Chinese soldier strays across LAC, held on Pangong Tso's southern bank
A soldier of China’s People’s Liberation Army (PLA) was held by the Indian Army on the southern bank of Pangong Tso in Ladakh on Friday after he strayed across to the Indian side of the Line of Actual Control (LAC), officials said on Saturday. This is the second such incident reported since October last year.
“The People’s Liberation Army (PLA soldier) had transgressed across the LAC and was taken into custody by Indian troops deployed in this area (south of Pangong Tso). Troops from either side are deployed along the LAC since friction erupted last year due to unprecedented mobilisation and forward concentration by Chinese troops,” the army said in a statement.
Watch: Indian Army detains Chinese soldier after he crosses LAC in Ladakh
Heights on both banks of the lake have been at the centre of the border row between the two countries.
The PLA soldier is being dealt with according to procedures and circumstances under which he crossed the LAC are being investigated, the statement said. The soldier is likely to be returned after the completion of formalities involved in such cases, the officials said.

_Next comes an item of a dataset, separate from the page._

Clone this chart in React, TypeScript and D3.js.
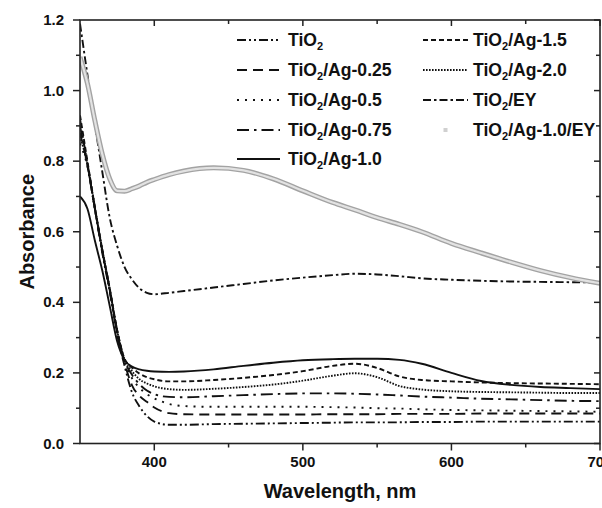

On October 19 last year, Corporal Wang Ya Long of the PLA was apprehended by the Indian Army in eastern Ladakh’s Demchok sector after he strayed across the contested LAC amid the prevailing border tensions with China in the sensitive region. He was returned to the PLA the next day at the Chushul-Moldo meeting point, where senior commanders from both armies have been holding military talks to reduce friction in the eastern Ladakh theatre.
“The PLA soldier was apparently moving from one location to another on the Chinese side of the LAC when he lost his way. He was carrying a sleeping bag, a storage device, his military identity card and a mobile with a charger. He was released after a thorough interrogation and completion of the necessary formalities,” officials had said then.
As the Ladakh sector remains tense, India has consistently pushed for comprehensive disengagement at all flashpoints and restoration of status quo ante of early April during the ongoing military talks whereas the Chinese side wants the Indian Army to first pull back troops deployed on strategic heights on the southern bank of Pangong Tso.
The two armies have held eight rounds of military talks so far, with dates yet to be announced for the delayed ninth round of dialogue between corps commander-ranked officers.